Republican presidential candidate, former Massachusetts Gov. Mitt Romney, gives a thumbs up as he campaigns on primary election day outside of a polling station at Webster School in Manchester, N.H., Tuesday, Jan. 10, 2012. (AP Photo/Charles Dharapak) (AP Photo/Charles Dharapak)

Say what you will about him, Mitt Romney is the real thing: a Wall Street guy to his bones, a numbers whiz who took a small start-up, Bain Capital, and helped turn it into a $65 billion giant among private equity firms (which is what we now call the the old corporate-raiding leveraged-buyout buccaneers we used to think of as "barbarians at the gate" back in '80s; in case anyone was wondering, they're now allowed inside the gate). Romney actually is, in other words, what Newt Gingrich and Rick Santorum and Rick Perry can only talk about in the abstract: he's a real capitalist.

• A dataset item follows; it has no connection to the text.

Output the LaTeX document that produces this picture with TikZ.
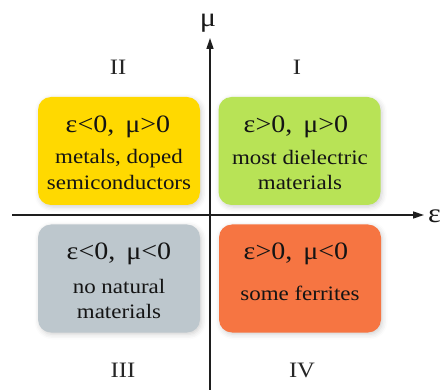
\documentclass[tikz,border=0pt]{standalone}
\usepackage{fontspec}
\setmainfont[FakeStretch=1.12]{Liberation Serif}
\usetikzlibrary{arrows.meta,shadows.blur}

\definecolor{quadyellow}{RGB}{255,217,0}
\definecolor{quadgreen}{RGB}{184,227,86}
\definecolor{quadgray}{RGB}{189,199,205}
\definecolor{quadorange}{RGB}{246,117,66}
\definecolor{axisdark}{RGB}{30,30,30}

\begin{document}
\begin{tikzpicture}[x=1pt, y=-1pt, >={Triangle[length=11pt,width=7pt]}, line width=1.4pt,
        quad/.style={rounded corners=13pt, minimum width=162pt, minimum height=108pt, inner sep=0pt,
            blur shadow={shadow xshift=1.5pt, shadow yshift=-2pt, shadow blur radius=5pt, shadow opacity=18}},
        sign/.style={anchor=base, inner sep=0pt, text=black!92, font=\fontsize{25}{29}\selectfont},
        desc/.style={anchor=base, inner sep=0pt, text=black!92, font=\fontsize{20.5}{24}\selectfont},
        roman/.style={anchor=base, inner sep=0pt, text=black!85, font=\fontsize{22}{26}\selectfont},
        axlabel/.style={inner sep=0pt, text=black!90, font=\fontsize{27}{30}\selectfont}]

    \useasboundingbox (0,0) rectangle (442,390);

    % --- cztery ćwiartki ---
    \foreach \n/\cx/\cy/\col in {I/299.5/151/quadgreen, II/119/151/quadyellow,
                                 III/119/278.5/quadgray, IV/300/278.5/quadorange} {
        \node[quad, fill=\col] (q\n) at (\cx,\cy) {};
    }

    % --- osie ---
    \coordinate (eps-start) at (12,215);
    \coordinate (eps-end) at (424,215);
    \coordinate (mu-start) at (210,390);
    \coordinate (mu-end) at (210,38);
    \draw[axisdark, ->] (eps-start) -- (eps-end);
    \draw[axisdark, ->] (mu-start) -- (mu-end);

    \node[axlabel, anchor=base] (mu-label) at (208,27) {μ};
    \node[axlabel, anchor=base east] (eps-label) at (441.5,223) {ε};

    % --- znaki epsilon i mu ---
    \foreach \n/\tx/\ty/\t in {I/296/133/{ε>0,\, μ>0}, II/118/133/{ε<0,\, μ>0},
                               III/119/260/{ε<0,\, μ<0}, IV/296/260/{ε>0,\, μ<0}} {
        \node[sign] (q\n-sign) at (\tx,\ty) {\t};
    }

    % --- opisy materiałów ---
    \foreach \k/\tx/\ty/\t in {I-a/300/165/{most dielectric}, I-b/300/190/{materials},
                               II-a/119/164/{metals, doped}, II-b/119/190/{semiconductors},
                               III-a/119/294/{no natural}, III-b/119/319/{materials},
                               IV-a/300/301/{some ferrites}} {
        \node[desc] (q\k) at (\tx,\ty) {\t};
    }

    % --- numery ćwiartek ---
    \foreach \n/\tx/\ty in {I/297/75, II/118/75, III/123/377, IV/302/377} {
        \node[roman] (num-\n) at (\tx,\ty) {\n};
    }

\end{tikzpicture}
\end{document}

And now we find that he gets paid like one too. To the surprise of very few, the GOP's nominee presumptive acknowledged on Tuesday that he pays about 15 percent in taxes, far less a percentage than the average middle-class American, thanks to a host of tax breaks proffered by what Warren Buffett once critically called "our billionaire-friendly Congress." 
But Romney's biggest political problem right now is not that he is at loggerheads with his fellow Rich Guy, St. Warren of Omaha, who has generously demanded that the billionaire-friendly Congress ask more of the super-wealthy in taxes (which Romney vehemently opposes). Buffett doesn't command that many votes. Romney's biggest problem is whether the mood of the country has really shifted against the financial plutocrats as much as the Occupy Wall Street movement might indicate. 
I think it has, and Romney will have a lot of self-defense to do on the general election.
As much as they might have annoyed their conservative base, Gingrich and Perry were on to something when they attacked Bain Capital in South Carolina. The anti-Wall Steet anger cuts across both party lines. It's not so much the kind of activities that Romney and Bain were engaged in; Bain is really just feeling the blowback from anger on both Left and Right. Bain may sometimes destroy jobs, but when it fails at a venture, at least it loses money. 

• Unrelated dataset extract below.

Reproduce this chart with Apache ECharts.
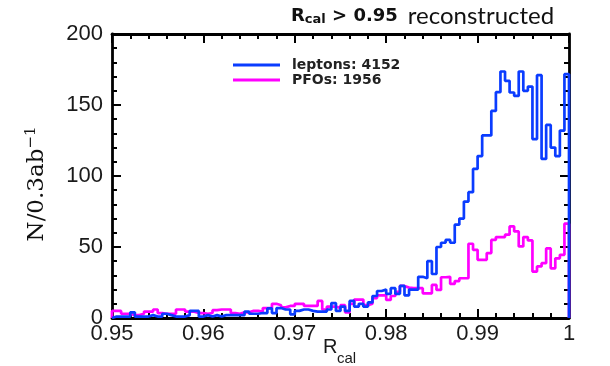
<!DOCTYPE html>
<html><head><meta charset="utf-8">
<script src="https://cdn.jsdelivr.net/npm/echarts@6/dist/echarts.min.js"></script>
<style>html,body{margin:0;padding:0;background:#fff;}#c{width:610px;height:366px;}</style>
</head><body><div id="c"></div>
<script>
// histogram binning: 100 bins of width 0.0005 from 0.95 to 1.0
const binLow = 0.95;
const binWidth = 0.0005;
const seriesNames = ['leptons: 4152', 'PFOs: 1956'];
const leptons = [
  1,1,1,1,4,1,1,1,2,1,
  1,3,2,1,1,1,2,5,5,1,
  2,1,2,1,2,2,2,2,2,4.5,
  3,3,3.5,3.5,6.8,3.5,7,6,6,2.6,
  5,6,6,5,4.5,4.5,4.5,6,10.5,5,
  8,5,12,8,10,8,11,15.5,19,20,
  17,21,17,22.6,16,20,20,29,28,40,
  31,50,53,55,53,65.7,70,82,88.6,105,
  114,128.6,128.6,145.8,159,173.6,167,158.8,156.4,173.6,
  160,163,126,171,112,136,120,114,132,171.7
];
const pfos = [
  5,5,3,3,2,2,3,4.5,4.5,6,
  3.5,3,3,3,6,6,4.5,4.5,3.5,3.5,
  3,3.5,5.5,6,6,6,3.5,3,4,4,
  5,5,4.5,7,7,10,9,7.5,8.5,8.5,
  10,10,8.5,8.5,8.5,12,6,8,8,7,
  9,4,10,13,13,9,10,14,16,16,
  12.7,15.5,18.5,22.6,21.4,21,21,21,17.4,17.4,
  23.3,19.8,28.7,29,24,26,28,28,52.3,48,
  41,41,45.7,55,57,57,58.7,64.5,61,50.4,
  57,54.6,32.7,36.3,38.6,49,35,42,44.5,66.4
];
const xTickLabels = ['0.95','0.96','0.97','0.98','0.99','1'];
const yTickLabels = ['0','50','100','150','200'];

function toSteps(vals) {
  const pts = [[binLow, 0]];
  vals.forEach((v, i) => pts.push([binLow + i * binWidth, v]));
  const hi = binLow + vals.length * binWidth;
  pts.push([hi, vals[vals.length - 1]]);
  pts.push([hi, 0]);
  return pts;
}

const frame = {color: '#000', width: 2.8};
const tickStyle = {color: '#000', width: 2};
function xAx(pos, showLabel) {
  return {
    type: 'value', min: 0.95, max: 1, interval: 0.01, position: pos,
    axisLine: {show: true, onZero: false, lineStyle: frame},
    axisTick: {show: true, inside: true, length: 9, lineStyle: tickStyle},
    minorTick: {show: true, splitNumber: 5, length: 5, lineStyle: tickStyle},
    splitLine: {show: false}, minorSplitLine: {show: false},
    axisLabel: {show: showLabel, fontFamily: 'Liberation Sans', fontSize: 22, color: '#1a1a1a', margin: 5,
      formatter: v => xTickLabels[Math.round((v - 0.95) / 0.01)]}
  };
}
function yAx(pos, showLabel) {
  return {
    type: 'value', min: 0, max: 200, interval: 50, position: pos,
    axisLine: {show: true, onZero: false, lineStyle: frame},
    axisTick: {show: true, inside: true, length: 9, lineStyle: tickStyle},
    minorTick: {show: true, splitNumber: 5, length: 5, lineStyle: tickStyle},
    splitLine: {show: false}, minorSplitLine: {show: false},
    axisLabel: {show: showLabel, fontFamily: 'Liberation Sans', fontSize: 22, color: '#1a1a1a', margin: 9,
      formatter: v => yTickLabels[Math.round(v / 50)]}
  };
}

const chart = echarts.init(document.getElementById('c'), null, {renderer: 'canvas'});
chart.setOption({
  animation: false,
  backgroundColor: '#fff',
  grid: {left: 112, right: 41, top: 34, bottom: 48, containLabel: false, outerBoundsMode: 'none'},
  title: {
    text: '{b|R}{s|cal}{b| > 0.95} {n|reconstructed}',
    left: 291, top: 6, padding: 0,
    textStyle: {
      rich: {
        b: {fontFamily: 'DejaVu Sans', fontWeight: 'bold', fontSize: 18, lineHeight: 20, color: '#111'},
        s: {fontFamily: 'DejaVu Sans', fontWeight: 'bold', fontSize: 13, lineHeight: 13, padding: [14, 0, 0, 0], verticalAlign: 'bottom', color: '#111'},
        n: {fontFamily: 'Lato', fontWeight: 'normal', fontSize: 24, lineHeight: 20, color: '#111', padding: [0, 0, 0, 5]}
      }
    }
  },
  legend: {
    orient: 'vertical', left: 233, top: 58, padding: 0, itemWidth: 47, itemHeight: 3, itemGap: 1, icon: 'rect',
    data: seriesNames,
    textStyle: {fontFamily: 'DejaVu Sans', fontWeight: 'bold', fontSize: 14, lineHeight: 10, color: '#222', padding: [0, 0, 0, 7]}
  },
  xAxis: [xAx('bottom', true), xAx('top', false)],
  yAxis: [yAx('left', true), yAx('right', false)],
  graphic: [
    {type: 'text', x: 323, y: 357, style: {
      text: 'R', align: 'left', verticalAlign: 'bottom',
      fontFamily: 'Liberation Sans', fontSize: 20, fill: '#1a1a1a'}},
    {type: 'text', x: 337, y: 366, style: {
      text: 'cal', align: 'left', verticalAlign: 'bottom',
      fontFamily: 'Liberation Sans', fontSize: 15, fill: '#1a1a1a'}},
    {type: 'text', x: 37, y: 184, rotation: Math.PI / 2, style: {
      text: '{a|N/0.3ab}{s|\u22121}', align: 'center', verticalAlign: 'middle',
      rich: {
        a: {fontFamily: 'DejaVu Serif', fontSize: 23, lineHeight: 26, fill: '#111'},
        s: {fontFamily: 'DejaVu Serif', fontSize: 15, lineHeight: 15, verticalAlign: 'top', fill: '#111'}
      }}}
  ],
  series: [
    {name: seriesNames[1], type: 'line', step: 'end', data: toSteps(pfos), symbol: 'none', z: 2,
      lineStyle: {color: '#ff00ff', width: 2.7}, itemStyle: {color: '#ff00ff'}},
    {name: seriesNames[0], type: 'line', step: 'end', data: toSteps(leptons), symbol: 'none', z: 3,
      lineStyle: {color: '#0a3cff', width: 2.7}, itemStyle: {color: '#0a3cff'}}
  ]
});
</script></body></html>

Yet the public may no longer be interested in making the distinction between Wall Street firms that follow the rules and those that don't. The reason that what Gingrich and Perry are saying resonates goes back to Wall Street's offenses over the last decade with subprime mortgage securitization. The issue here is not really about "the rough and tumble of market capitalism," as the Wall Street Journal's Gerald Seib suggested at the debate last night. Most Americans don't have a problem with that. The issue is really the CORRUPTION of market capitalism represented by the massive fraud that Wall Street banks got away with and were bailed out with no questions asked, all of which has punctuated for average Americans how record levels of income inequality ow exist in our economy. 

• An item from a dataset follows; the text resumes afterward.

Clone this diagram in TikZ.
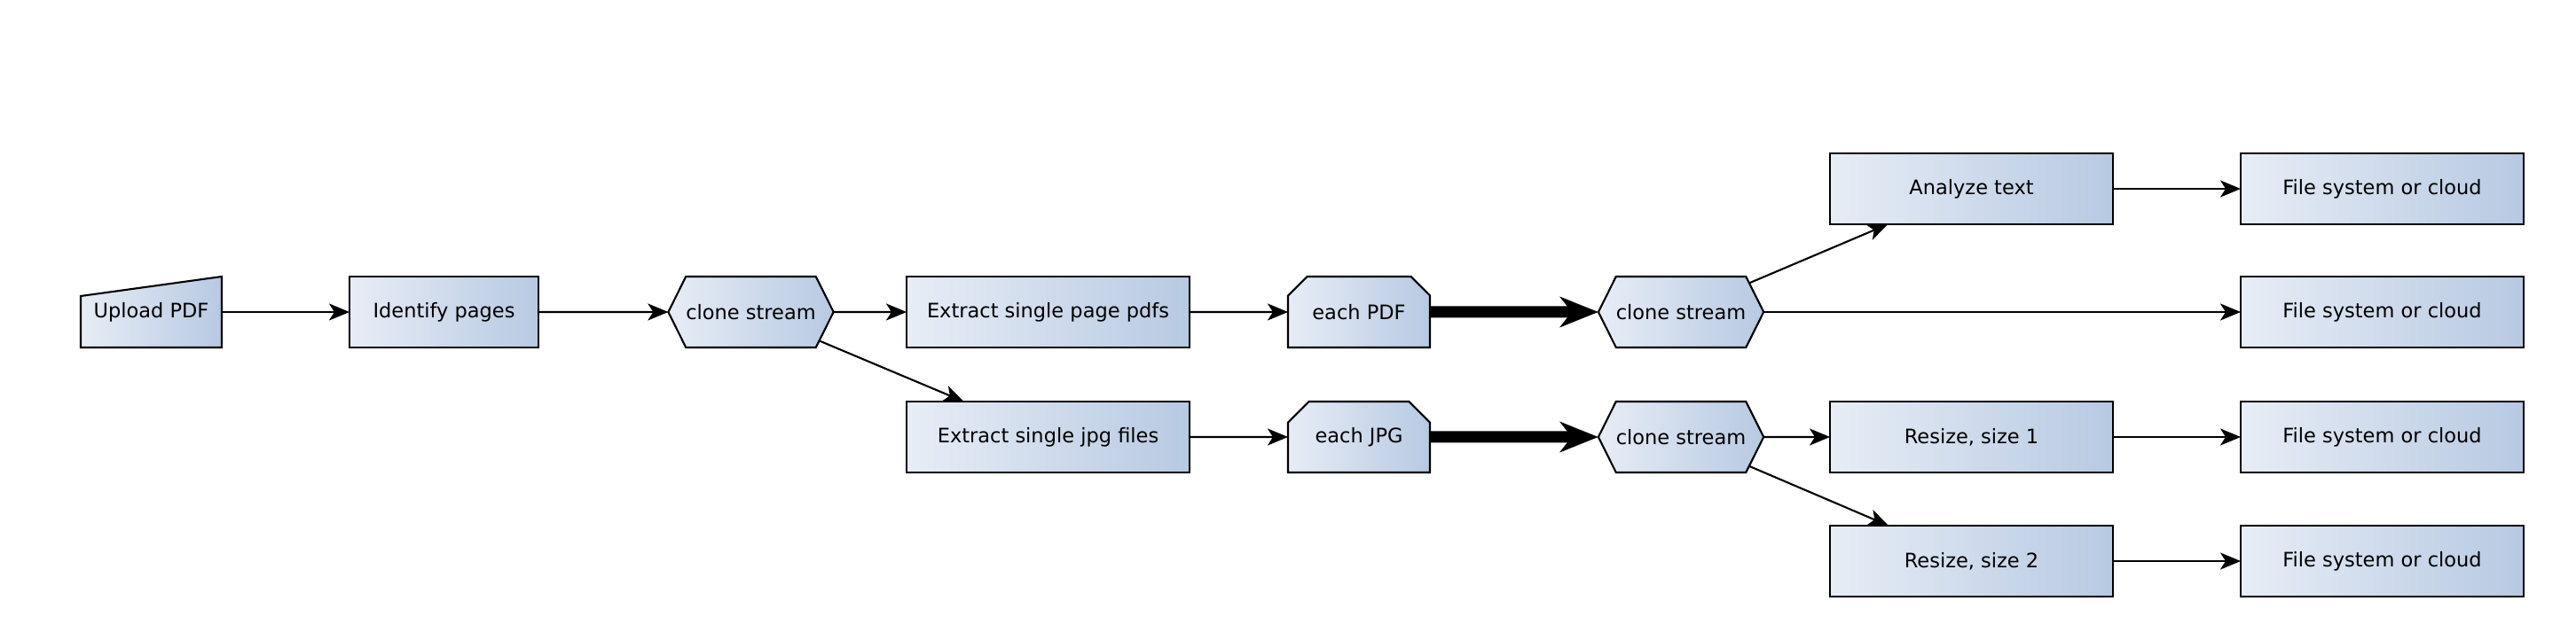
\documentclass[tikz,border=0pt]{standalone}
\usepackage{fontspec}
\setmainfont{DejaVu Sans}
\usetikzlibrary{arrows.meta,shapes.symbols,shapes.misc,backgrounds}
\definecolor{boxlight}{RGB}{231,237,246}
\definecolor{boxdark}{RGB}{183,201,226}
\tikzset{
    base/.style={line width=0.6pt, font=\fontsize{6.4}{7.7}\selectfont, inner sep=0pt, outer sep=0pt, minimum height=0.8cm},
    shaded/.style={draw=black, line width=0.6pt, left color=boxlight, right color=boxdark},
    box/.style={base, shaded, rectangle, minimum width=#1},
    box/.default=3.19cm,
    hexa/.style={base, shaded, signal, signal to=west and east, signal pointer angle=127, minimum width=1.84cm},
    loopbox/.style={base, shaded, chamfered rectangle, chamfered rectangle corners={north west,north east}, chamfered rectangle xsep=0.2cm, minimum width=1.6cm},
    flow/.style={-{Stealth[length=2.3mm,width=1.9mm,inset=0.6mm]}, line width=0.6pt},
    bigflow/.style={-{Stealth[length=4.3mm,width=3.4mm,inset=1.3mm]}, line width=3.7pt}
}
\begin{document}
\begin{tikzpicture}
    \useasboundingbox (0,0) rectangle (29.04,7.22);

    \node[base, minimum width=1.59cm] (upload) at (1.705,3.70) {Upload PDF};
    \begin{scope}[on background layer]
        \path[shaded] (upload.south west) -- (upload.south east) -- (upload.north east)
            -- ([yshift=-0.22cm]upload.north west) -- cycle;
    \end{scope}
    \node[box=2.13cm] (identify) at (5.005,3.70) {Identify pages};
    \node[hexa] (clonea) at (8.465,3.70) {clone stream};
    \node[box] (extractpdf) at (11.815,3.70) {Extract single page pdfs};
    \node[loopbox] (eachpdf) at (15.32,3.70) {each PDF};
    \node[hexa] (cloneb) at (18.95,3.70) {clone stream};
    \node[box] (analyze) at (22.225,5.09) {Analyze text};
    \node[box] (storea) at (26.855,5.09) {File system or cloud};
    \node[box] (storeb) at (26.855,3.70) {File system or cloud};

    \node[box] (extractjpg) at (11.815,2.29) {Extract single jpg files};
    \node[loopbox] (eachjpg) at (15.32,2.29) {each JPG};
    \node[hexa] (clonec) at (18.95,2.29) {clone stream};
    \node[box] (resizea) at (22.225,2.29) {Resize, size 1};
    \node[box] (storec) at (26.855,2.29) {File system or cloud};
    \node[box] (resizeb) at (22.225,0.89) {Resize, size 2};
    \node[box] (stored) at (26.855,0.89) {File system or cloud};

    \draw[flow] (upload) -- (identify);
    \draw[flow] (identify) -- (clonea);
    \draw[flow] (clonea) -- (extractpdf);
    \draw[flow] (clonea) -- (extractjpg);
    \draw[flow] (extractpdf) -- (eachpdf);
    \draw[flow] (extractjpg) -- (eachjpg);
    \draw[bigflow] (eachpdf) -- (cloneb);
    \draw[bigflow] (eachjpg) -- (clonec);
    \draw[flow] (cloneb) -- (analyze);
    \draw[flow] (cloneb) -- (storeb);
    \draw[flow] (clonec) -- (resizea);
    \draw[flow] (clonec) -- (resizeb);
    \draw[flow] (analyze) -- (storea);
    \draw[flow] (resizea) -- (storec);
    \draw[flow] (resizeb) -- (stored);
\end{tikzpicture}
\end{document}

That's why the public is likely to get its dander about  Romney's 15 percent. This is an issue that unites conservatives and liberals, OWS protesters and tea partiers alike. As I wrote in my 2010 book Capital Offense, both the Left and the Right were justifiably offended by the way the American system of capitalism---real capitalism, that is, the way it's supposed to work --- were subverted by the institutionalized fraud of the subprime era as well as the massive bailout that followed. Liberals were appalled by the rampant destruction of social equity, and the rigged way so much wealth was amassed in the hands of the 1 percent; conservatives were outraged that the system didn't work the way it was supposed to: if you fail, you die.

So Romney may have tougher road this general election season than he thinks.